Valerie Greaves

Personal information
- Born: 18 November 1944 Cottingham, England
- Died: 5 September 2015 (aged 70) Northallerton
- Occupations: Jockey, trainer
- Children: 2

Horse racing career
- Sport: Horse racing

= Valerie Greaves =

British jockey (1945–2015)

Valerie Greaves (1945–2015), known as Val, was an English horsewoman. In May 1976 she became the first amateur woman to "beat professionals under Rules" at Hexham Racecourse. She was also the first woman to beat professional jockeys over jumps. Her daughter, Alex Greaves became a professional jockey and was the first woman to race in the Epsom Derby, in 1996.

==Personal life==
Valerie was born in Cottingham, England. She married farmer Ernest Greaves, who was a British Show Pony Society judge. They had two children, including Alex, who went on to become a record-breaking flat racer. Greaves' brother-in-law was jockey David Greaves, who won the Mackeson (now Paddy Power) Gold Cup in 1975.

==Career==
Val went to Cottingham Secondary School and left home, and school, at the age of 15 to work in Bill Bryan's yard in Herefordshire. Bill Bryan later became a leading show jump owner and trainer. "Red Dove" was one of the first horses Val rode at Bill Bryan's yard, the foundation mare of all of Mr Price's "Doves". At the age of 16, Val rode in her first point-to-point. The following year, the age for point-to-point riders changed to 18 so Val's point-to point riding career came to a brief halt.
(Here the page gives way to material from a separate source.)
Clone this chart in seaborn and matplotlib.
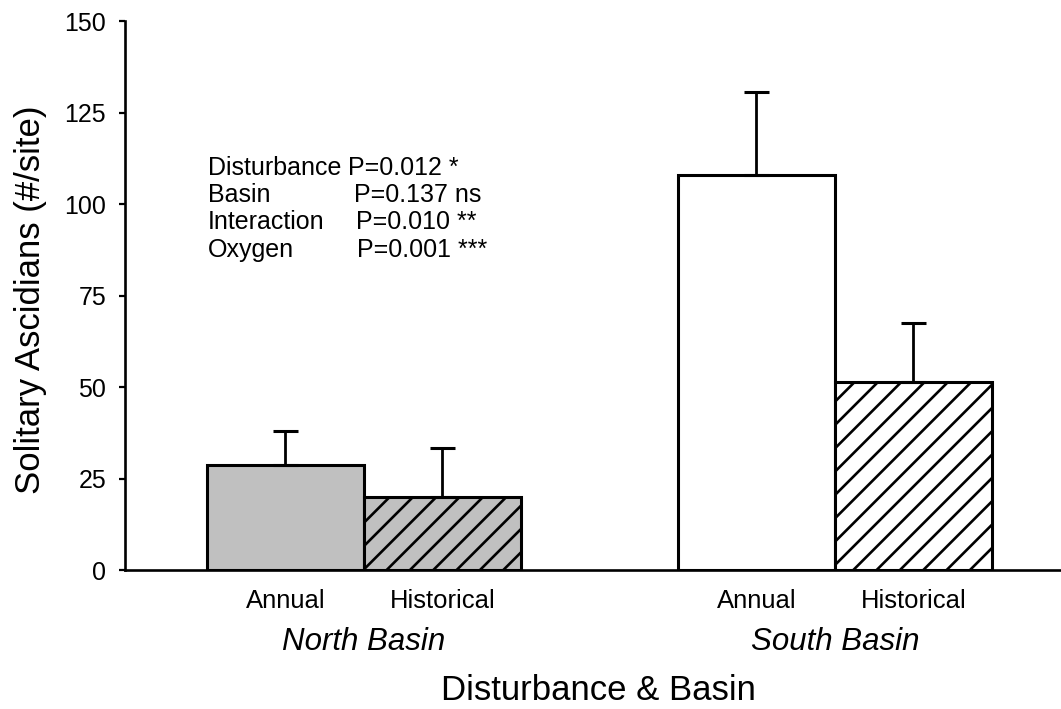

In 1963, Val left Bill Bryan's yard and spent the summer at a trotting stud in Gotland, Sweden. On her return to the UK, Val went to work for Mrs N Staveleyt MFH, in North Stainley, Ripon. While working for Mrs Staveley, Val's first point-to-point winner came on “Gay Pelican” in 1965. During Val's time at North Stainley, Val acted as amateur Whipper-in to the West of Yore hounds

In 1973 Val married Ernie Greaves, moved to West Harsley, Northallerton, and had two children (Alex and Vernon). While bringing up the young children, Val had two horses which she hunted with the Hurworth and Bedale Foxhounds. One of these horses, a mare called “Royal Raintree” proved to be a very successful pointer for Val and went on to be a successful brood mare producing eight winners for Val and Ernie.

In 1974 Val went to work for T D (David) Barron. In 1975 Val took out her Amateur Rider's licence under National Hunt Rules. On 14 February 1976, Val became the first woman to race against male professional jockeys, and the first to ride over hurdles, at Catterick Racecourse.
In May 1976, Val became the first amateur woman to beat professional jockeys over jumps when she rode Silver Gal, trained by Barron, to win the Yarridge Novices Hurdle (Division Two) at Hexham Racecourse. In the same race were professional jockeys including Paddy Broderick and Colin Tinkler. Prior to this, all wins by female jockeys in England had been against amateurs, in both flat and jumps. (Three months after Greaves' win, Jenny Hembrow won on Jim Hardy at Newton Abbot Racecourse).
In 1980 Val took out her Amateur Rider's licence under Flat rules and was still riding in 1987. Val worked for David Barron for almost 40 years until her Parkinson's became too severe to continue.

In May 2004, the charity Racing Welfare paid tribute to Greaves by holding the "Val Greaves – a lifetime in racing – Maiden Stakes", run over one and half miles at York Racecourse.